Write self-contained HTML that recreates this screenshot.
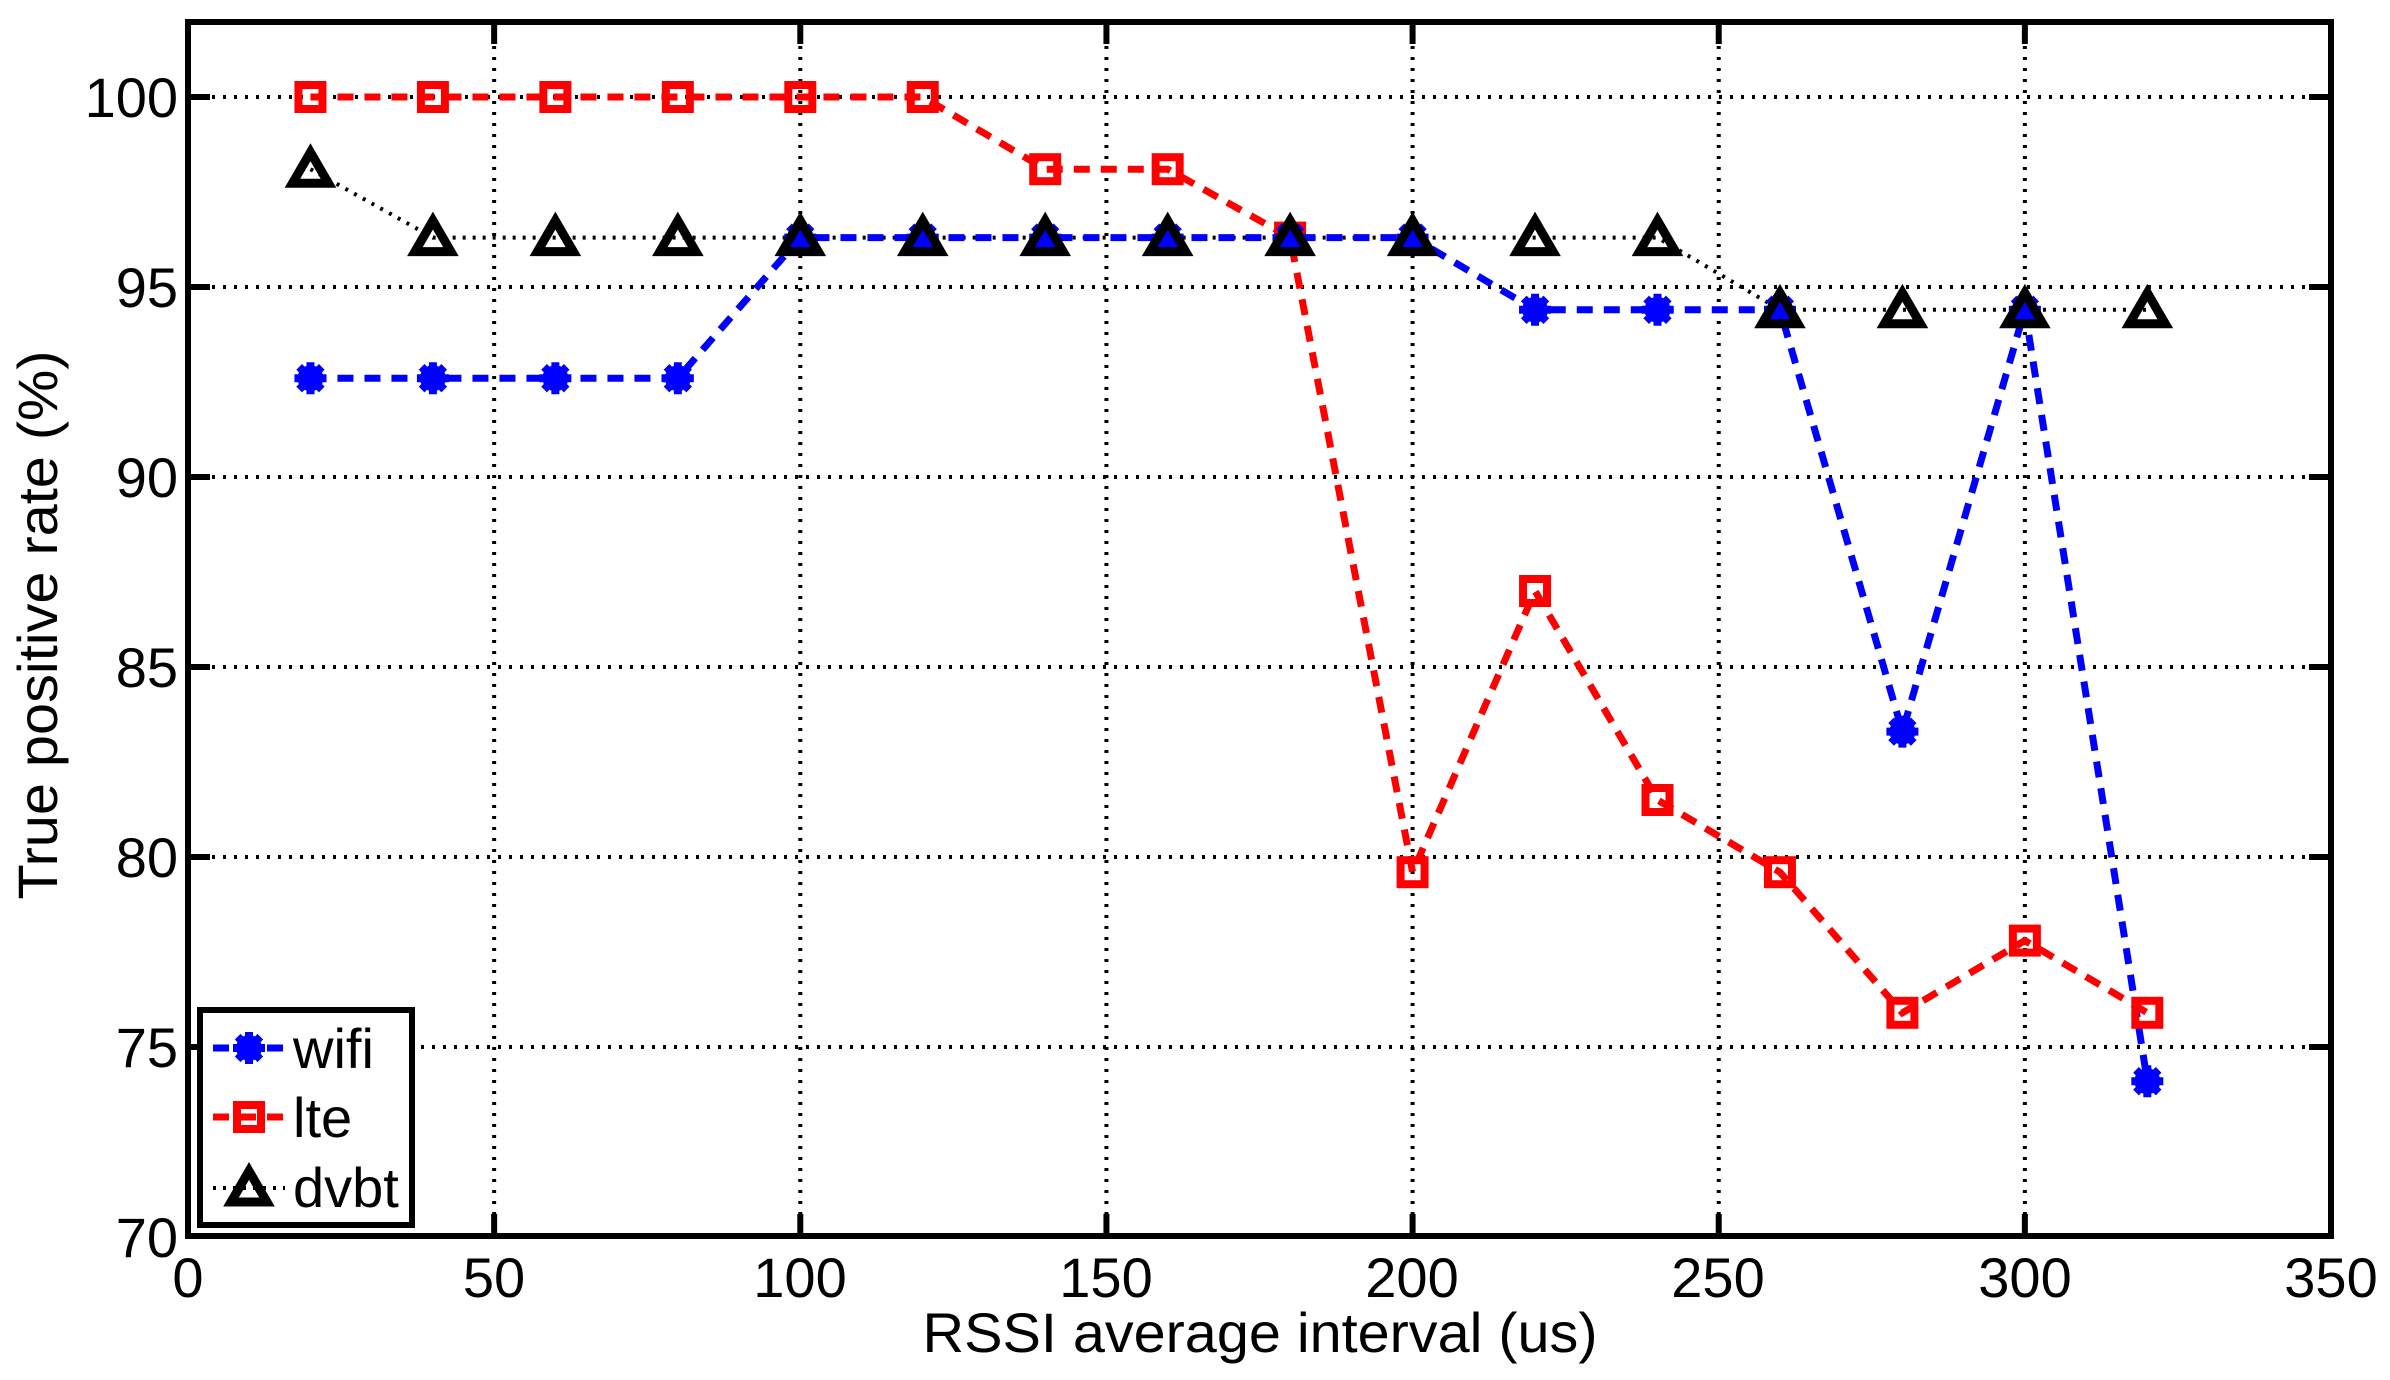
<!DOCTYPE html>
<html><head><meta charset="utf-8"><style>html,body{margin:0;padding:0;background:#fff}svg{display:block}</style></head>
<body>
<svg id="s" width="2390" height="1380" viewBox="0 0 2390 1380" xmlns="http://www.w3.org/2000/svg" font-family="Liberation Sans, Arial, sans-serif">
<rect width="2390" height="1380" fill="#fff"/>
<g id="grid" stroke="#000" stroke-width="4" stroke-dasharray="3 8" fill="none"></g>
<g id="series"></g>
<rect x="188" y="22" width="2143" height="1214" fill="none" stroke="#000" stroke-width="6"/>
<g id="ticks" stroke="#000" stroke-width="6"></g>
<g font-size="56" fill="#000" text-anchor="end">
<text x="178" y="117">100</text><text x="178" y="307">95</text><text x="178" y="497">90</text>
<text x="178" y="687">85</text><text x="178" y="877">80</text><text x="178" y="1067">75</text><text x="178" y="1257">70</text>
</g>
<g font-size="56" fill="#000" text-anchor="middle">
<text x="188" y="1297">0</text><text x="494" y="1297">50</text><text x="800" y="1297">100</text>
<text x="1106" y="1297">150</text><text x="1412" y="1297">200</text><text x="1718" y="1297">250</text>
<text x="2025" y="1297">300</text><text x="2331" y="1297">350</text>
<text x="1260" y="1352" textLength="675" lengthAdjust="spacingAndGlyphs">RSSI average interval (us)</text>
<text transform="translate(57,625) rotate(-90)" textLength="549" lengthAdjust="spacingAndGlyphs">True positive rate (%)</text>
</g>
<rect x="200" y="1010" width="212" height="215" fill="#fff" stroke="#000" stroke-width="6"/>
<g id="leg"></g>
<g font-size="56" fill="#000">
<text x="293" y="1068">wifi</text><text x="293" y="1137">lte</text><text x="293" y="1207">dvbt</text>
</g>
</svg>
<script>
const NS="http://www.w3.org/2000/svg";
function el(p,t,a){const e=document.createElementNS(NS,t);for(const k in a)e.setAttribute(k,a[k]);p.appendChild(e);return e;}
const X=v=>188+v*6.1229, Y=v=>97+(100-v)*38;
const g=document.getElementById('grid'), tk=document.getElementById('ticks');
for(let v=50;v<350;v+=50){el(g,'line',{x1:X(v),y1:24,x2:X(v),y2:1234});}
for(let v=75;v<=100;v+=5){el(g,'line',{x1:190,y1:Y(v),x2:2329,y2:Y(v)});}
for(let v=50;v<350;v+=50){el(tk,'line',{x1:X(v),y1:1236,x2:X(v),y2:1214});el(tk,'line',{x1:X(v),y1:22,x2:X(v),y2:44});}
for(let v=75;v<=100;v+=5){el(tk,'line',{x1:188,y1:Y(v),x2:210,y2:Y(v)});el(tk,'line',{x1:2331,y1:Y(v),x2:2309,y2:Y(v)});}
const xs=[20,40,60,80,100,120,140,160,180,200,220,240,260,280,300,320];
const wifi=[92.6,92.6,92.6,92.6,96.3,96.3,96.3,96.3,96.3,96.3,94.4,94.4,94.4,83.3,94.4,74.1];
const lte=[100,100,100,100,100,100,98.1,98.1,96.3,79.6,87.0,81.5,79.6,75.9,77.8,75.9];
const dv=[98.1,96.3,96.3,96.3,96.3,96.3,96.3,96.3,96.3,96.3,96.3,96.3,94.4,94.4,94.4,94.4];
const S=document.getElementById('series'), L=document.getElementById('leg');
function star(p,x,y,c){el(p,'circle',{cx:x,cy:y,r:13,fill:c});for(let i=0;i<4;i++){const a=i*Math.PI/4;el(p,'line',{x1:x-16*Math.cos(a),y1:y-16*Math.sin(a),x2:x+16*Math.cos(a),y2:y+16*Math.sin(a),stroke:c,'stroke-width':8});}}
function sq(p,x,y){el(p,'rect',{x:x-12,y:y-12,width:24,height:24,fill:'none',stroke:'#f00','stroke-width':8});}
function tri(p,x,y){el(p,'polygon',{points:`${x},${y-17} ${x+18},${y+14} ${x-18},${y+14}`,fill:'none',stroke:'#000','stroke-width':9,'stroke-linejoin':'miter'});}
function pts(d){return xs.map((x,i)=>X(x)+','+Y(d[i])).join(' ');}
el(S,'polyline',{points:pts(dv),fill:'none',stroke:'#000','stroke-width':4,'stroke-dasharray':'3 7'});
el(S,'polyline',{points:pts(lte),fill:'none',stroke:'#f00','stroke-width':7,'stroke-dasharray':'16 11'});
el(S,'polyline',{points:pts(wifi),fill:'none',stroke:'#00f','stroke-width':7,'stroke-dasharray':'16 11'});
xs.forEach((x,i)=>{sq(S,X(x),Y(lte[i]));});
xs.forEach((x,i)=>{star(S,X(x),Y(wifi[i]),'#00f');});
xs.forEach((x,i)=>{tri(S,X(x),Y(dv[i]));});
el(L,'line',{x1:213,y1:1048,x2:285,y2:1048,stroke:'#00f','stroke-width':7,'stroke-dasharray':'16 11'});star(L,249,1048,'#00f');
el(L,'line',{x1:213,y1:1117,x2:285,y2:1117,stroke:'#f00','stroke-width':7,'stroke-dasharray':'16 11'});sq(L,249,1117);
el(L,'line',{x1:213,y1:1188,x2:285,y2:1188,stroke:'#000','stroke-width':4,'stroke-dasharray':'3 7'});tri(L,249,1188);
</script>
</body></html>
::::::::::
Without including any picture, repeat the data exactly.

Exercise response:
Write self-contained HTML that recreates this screenshot.
<!DOCTYPE html>
<html><head><meta charset="utf-8"><style>html,body{margin:0;padding:0;background:#fff}svg{display:block}</style></head>
<body>
<svg id="s" width="2390" height="1380" viewBox="0 0 2390 1380" xmlns="http://www.w3.org/2000/svg" font-family="Liberation Sans, Arial, sans-serif">
<rect width="2390" height="1380" fill="#fff"/>
<g id="grid" stroke="#000" stroke-width="4" stroke-dasharray="3 8" fill="none"></g>
<g id="series"></g>
<rect x="188" y="22" width="2143" height="1214" fill="none" stroke="#000" stroke-width="6"/>
<g id="ticks" stroke="#000" stroke-width="6"></g>
<g font-size="56" fill="#000" text-anchor="end">
<text x="178" y="117">100</text><text x="178" y="307">95</text><text x="178" y="497">90</text>
<text x="178" y="687">85</text><text x="178" y="877">80</text><text x="178" y="1067">75</text><text x="178" y="1257">70</text>
</g>
<g font-size="56" fill="#000" text-anchor="middle">
<text x="188" y="1297">0</text><text x="494" y="1297">50</text><text x="800" y="1297">100</text>
<text x="1106" y="1297">150</text><text x="1412" y="1297">200</text><text x="1718" y="1297">250</text>
<text x="2025" y="1297">300</text><text x="2331" y="1297">350</text>
<text x="1260" y="1352" textLength="675" lengthAdjust="spacingAndGlyphs">RSSI average interval (us)</text>
<text transform="translate(57,625) rotate(-90)" textLength="549" lengthAdjust="spacingAndGlyphs">True positive rate (%)</text>
</g>
<rect x="200" y="1010" width="212" height="215" fill="#fff" stroke="#000" stroke-width="6"/>
<g id="leg"></g>
<g font-size="56" fill="#000">
<text x="293" y="1068">wifi</text><text x="293" y="1137">lte</text><text x="293" y="1207">dvbt</text>
</g>
</svg>
<script>
const NS="http://www.w3.org/2000/svg";
function el(p,t,a){const e=document.createElementNS(NS,t);for(const k in a)e.setAttribute(k,a[k]);p.appendChild(e);return e;}
const X=v=>188+v*6.1229, Y=v=>97+(100-v)*38;
const g=document.getElementById('grid'), tk=document.getElementById('ticks');
for(let v=50;v<350;v+=50){el(g,'line',{x1:X(v),y1:24,x2:X(v),y2:1234});}
for(let v=75;v<=100;v+=5){el(g,'line',{x1:190,y1:Y(v),x2:2329,y2:Y(v)});}
for(let v=50;v<350;v+=50){el(tk,'line',{x1:X(v),y1:1236,x2:X(v),y2:1214});el(tk,'line',{x1:X(v),y1:22,x2:X(v),y2:44});}
for(let v=75;v<=100;v+=5){el(tk,'line',{x1:188,y1:Y(v),x2:210,y2:Y(v)});el(tk,'line',{x1:2331,y1:Y(v),x2:2309,y2:Y(v)});}
const xs=[20,40,60,80,100,120,140,160,180,200,220,240,260,280,300,320];
const wifi=[92.6,92.6,92.6,92.6,96.3,96.3,96.3,96.3,96.3,96.3,94.4,94.4,94.4,83.3,94.4,74.1];
const lte=[100,100,100,100,100,100,98.1,98.1,96.3,79.6,87.0,81.5,79.6,75.9,77.8,75.9];
const dv=[98.1,96.3,96.3,96.3,96.3,96.3,96.3,96.3,96.3,96.3,96.3,96.3,94.4,94.4,94.4,94.4];
const S=document.getElementById('series'), L=document.getElementById('leg');
function star(p,x,y,c){el(p,'circle',{cx:x,cy:y,r:13,fill:c});for(let i=0;i<4;i++){const a=i*Math.PI/4;el(p,'line',{x1:x-16*Math.cos(a),y1:y-16*Math.sin(a),x2:x+16*Math.cos(a),y2:y+16*Math.sin(a),stroke:c,'stroke-width':8});}}
function sq(p,x,y){el(p,'rect',{x:x-12,y:y-12,width:24,height:24,fill:'none',stroke:'#f00','stroke-width':8});}
function tri(p,x,y){el(p,'polygon',{points:`${x},${y-17} ${x+18},${y+14} ${x-18},${y+14}`,fill:'none',stroke:'#000','stroke-width':9,'stroke-linejoin':'miter'});}
function pts(d){return xs.map((x,i)=>X(x)+','+Y(d[i])).join(' ');}
el(S,'polyline',{points:pts(dv),fill:'none',stroke:'#000','stroke-width':4,'stroke-dasharray':'3 7'});
el(S,'polyline',{points:pts(lte),fill:'none',stroke:'#f00','stroke-width':7,'stroke-dasharray':'16 11'});
el(S,'polyline',{points:pts(wifi),fill:'none',stroke:'#00f','stroke-width':7,'stroke-dasharray':'16 11'});
xs.forEach((x,i)=>{sq(S,X(x),Y(lte[i]));});
xs.forEach((x,i)=>{star(S,X(x),Y(wifi[i]),'#00f');});
xs.forEach((x,i)=>{tri(S,X(x),Y(dv[i]));});
el(L,'line',{x1:213,y1:1048,x2:285,y2:1048,stroke:'#00f','stroke-width':7,'stroke-dasharray':'16 11'});star(L,249,1048,'#00f');
el(L,'line',{x1:213,y1:1117,x2:285,y2:1117,stroke:'#f00','stroke-width':7,'stroke-dasharray':'16 11'});sq(L,249,1117);
el(L,'line',{x1:213,y1:1188,x2:285,y2:1188,stroke:'#000','stroke-width':4,'stroke-dasharray':'3 7'});tri(L,249,1188);
</script>
</body></html>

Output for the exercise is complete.